Argentina, intent on establishing sovereignty by having its citizens born in the disputed territory, resorted to flying SÍlvia Morella de Palma, the seven-months pregnant wife of an Argentine army captain, to the Esperanza base that her husband commanded. When she gave birth to Emilio Marcos de Palma on January 7, 1978, he became the first "native-born" Antarctican. Chile responded in kind when Juan Pablo Camacho was born at the Frei base to become the first Chilean born in Antarctica. Residents say that two more Chilean babies have since been born at Frei. No British baby has been born at a British Antarctic research station, Ms Capper said.
The 1991 Madrid Protocol to the Antarctic Treaty declares the icy continent "a natural reserve, devoted to peace and science" and outlaws mining or oil-drilling for 50 years.

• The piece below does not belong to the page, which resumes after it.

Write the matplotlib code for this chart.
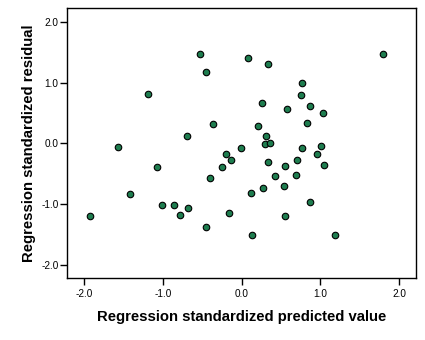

But polar experts fear that the rival national claims could lead to conflict as global warming makes it increasingly tempting to exploit mineral resources, such as oil and gas, in the Antarctic, particularly on the more accessible Antarctic Peninsula.
Gazing out over the unspoilt waters, Gino Casassa, a Chilean scientist and member of the Nobel Peace Prize-winning Intergovernmental Panel on Climate Change, said that he is afraid that there will be oil platforms off King George Island in 50 years' time.

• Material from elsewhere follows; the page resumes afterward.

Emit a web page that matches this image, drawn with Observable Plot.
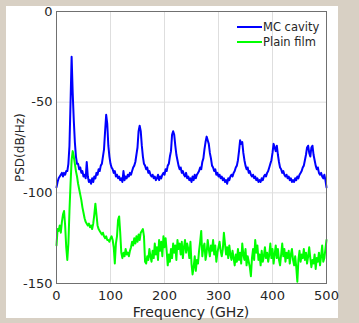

"This is a big threat," he said. "I would not like to see that happen but it will be inevitable. There will be a big fight over these competing issues: keeping it pristine for scientific work and the exploitation of resources. Especially with deglacierisation, it can become commercially viable."
Jack Child, the author of Antarctica and South American Geopolitics, said: "Looking ahead 20, 30, 40, 50 years, with new technologies and depletion of oil there might be an attempt to undermine the treaty to get at that oil."
He said that finding oil on the Antarctic Peninsula was "the worst possible scenario, but also the most possible".
Britain made diplomatic waves by confirming last month that it may soon file a claim to 386,000 square miles of seabed with the UN, based on the continental shelf extending out from British Antarctic Territory. Chile and Argentina announced that they would lodge similar claims. Chile said that it would reopen its Arturo Prat naval base next year. And China dispatched 91 scientists yesterday to expand its two research stations and build a third station near Dome A, a forbidding inland plateau at an altitude of 4,000 metres (13,000ft).
"Our big concern is that everyone says it's simply to file their claim, yet it's clear there is this domino response from the Antarctic claimants," said Karen Sack, head of oceans for the environmentalist group Greenpeace.
Chile scored a diplomatic coup on Friday by hosting Ban Ki Moon, the UN Secretary-General, on a visit to Antarctica. Although the UN chief toured bases belonging to Chile, Uruguay and his native South Korea, he flew on board a Chilean military aircraft sitting beside the Chilean Environment Minister and UN Ambassador.
But Mr Ban, perhaps unwittingly, appeared to endorse an idea originally proposed by Malaysia and other developing nations in the late 1980s to declare Antarctica the "common heritage of mankind" – a proposal opposed by Antarctic claimants such as Britain, Argentina and Chile. Mr Ban declared: "This is a common heritage. We must preserve all this continent in an environmentally responsible way."